I was standing in line at a local convenient store to buy some beer, not paying much attention to anything in particular, looking out the window, waiting for the attractive, young woman in front of me to complete her transaction. As she left the store, the somewhat elderly woman cashier called out, in-between a smoker’s hack, “’preciate yer business,” which to me sounded more sassy than sincere.
When it was finally my turn, I walked up to the register, placed my beer on the counter, and then stood there, waiting to be noticed. The cashier was obviously preoccupied with other priorities. I imagined that this tired-looking person should have long been retired, but she probably had to work just to keep the bills paid and to support a slew of grandkids.
In front of me, shelves were crammed tight with products of no interest to me: the many types of cigarettes, cigars, and chewing tobacco; vaping; quick energy tablets; lottery tickets. Behind me in line, a guy had a slice of pizza in his hand, uncovered, and it was getting cold; I would have at least put the pizza in a small plastic bag to keep it away from the stagnant indoor air that I imagined held the combined exhaled breath from a full day’s complement of customers and staff.

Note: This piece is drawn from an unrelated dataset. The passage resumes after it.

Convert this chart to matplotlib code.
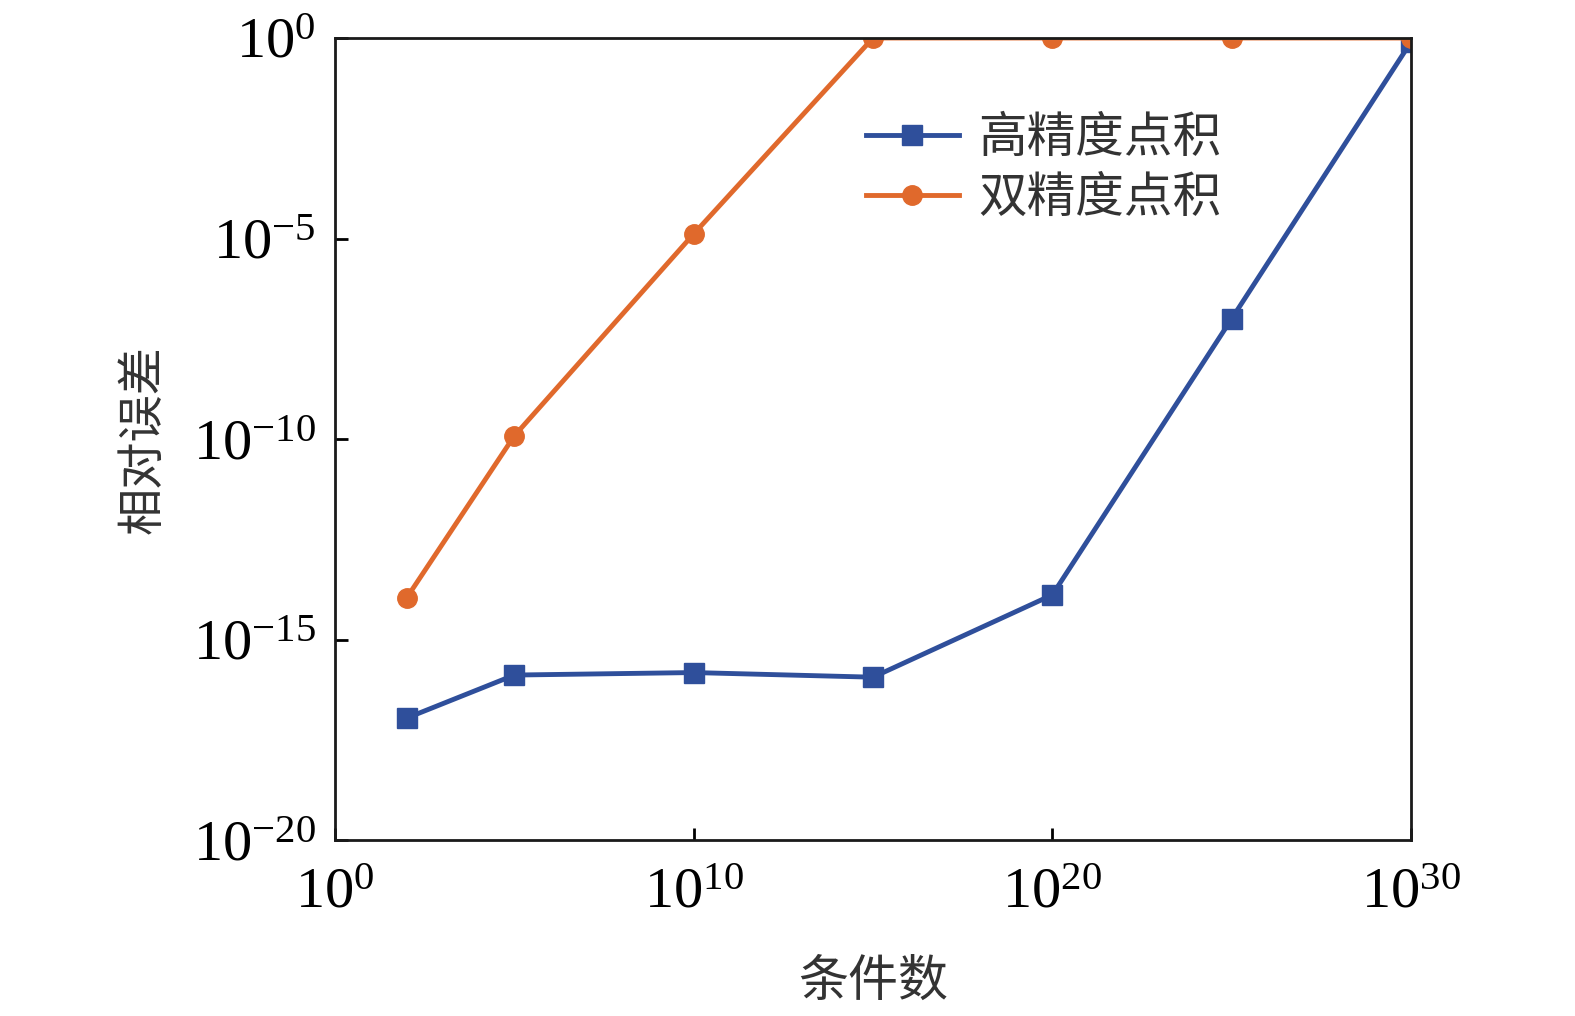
import numpy as np
import matplotlib
matplotlib.use("Agg")
import matplotlib.pyplot as plt

plt.rcParams['font.family'] = ['Liberation Serif', 'Noto Sans CJK SC', 'DejaVu Sans']
plt.rcParams['mathtext.fontset'] = 'custom'
plt.rcParams['mathtext.rm'] = 'Liberation Serif'
plt.rcParams['mathtext.it'] = 'Liberation Serif'

# Data
cond = [1e2, 1e5, 1e10, 1e15, 1e20, 1e25, 1e30]
err_high = [1.1e-17, 1.3e-16, 1.5e-16, 1.15e-16, 1.3e-14, 1.0e-7, 0.8]
err_double = [1.1e-14, 1.2e-10, 1.3e-5, 1.0, 1.0, 1.0, 1.0]
labels = ['高精度点积', '双精度点积']
x_ticks = [1e0, 1e10, 1e20, 1e30]
y_ticks = [1e-20, 1e-15, 1e-10, 1e-5, 1e0]

blue = '#2f4f9b'
orange = '#e0692c'
cjk = ['Noto Sans CJK SC', 'DejaVu Sans']

fig = plt.figure(figsize=(15.75, 10.16), dpi=100)
ax = fig.add_axes([0.2127, 0.1732, 0.6832, 0.7894])

ax.plot(cond, err_high, color=blue, lw=3.5, marker='s', ms=14, label=labels[0])
ax.plot(cond, err_double, color=orange, lw=3.5, marker='o', ms=14, label=labels[1])

ax.set_xscale('log')
ax.set_yscale('log')
ax.set_xlim(1e0, 1e30)
ax.set_ylim(1e-20, 1e0)
ax.set_xticks(x_ticks)
ax.set_yticks(y_ticks)
ax.set_xticklabels([r'$10^{%d}$' % int(np.log10(v)) for v in x_ticks])
ax.set_yticklabels([r'$10^{%d}$' % int(np.log10(v)) for v in y_ticks])
ax.minorticks_off()
ax.tick_params(direction='in', length=9, width=2, labelsize=42, pad=14)
ax.tick_params(axis='x', pad=20)
for s in ax.spines.values():
    s.set_linewidth(2)
    s.set_color('#1a1a1a')

ax.set_xlabel('条件数', fontsize=36, family=cjk, color='#333333', labelpad=26)
ax.set_ylabel('相对误差', fontsize=34, family=cjk, color='#333333', labelpad=18)

leg = ax.legend(loc='upper left', bbox_to_anchor=(0.453, 0.96), frameon=False,
                prop={'family': cjk, 'size': 35}, handlelength=1.9,
                handletextpad=0.4, labelspacing=0.2)
for t in leg.get_texts():
    t.set_color('#333333')

fig.savefig('out.png', dpi=100)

Shelves overflowing with chips and candy. Do people really eat so much candy? Then for lack of anything else of interest, my mind slowly began to drift off….
“Birth date?” the cashier harshly demanded in an instant, without looking up.
“December 3rd, 1956,” I answered, abruptly awakening from my slumbers, irritated at having to divulge personal information for all within earshot.
“Hey, that’s my mother’s birthday!” she replied, and then began hacking again.
“Your MOTHER! Did you say MOTHER!?”
“Yeah, I was born in 1974,” she said with a smile of tar-stained teeth, as I narrowed my eyes and took a much closer look at her. Must have been a hard life, I thought. Then I quickly did the math, and recalled that forty-eight years before, 1974 was the year I graduated from high school!
“Well, 1956 and 1974 were good years all around,” I said.
And she replied with, “Yep, ’preciate yer business.” I left with my 12-pack of Coors Light, wondering whether I should have picked up some Geritol and mineral water instead.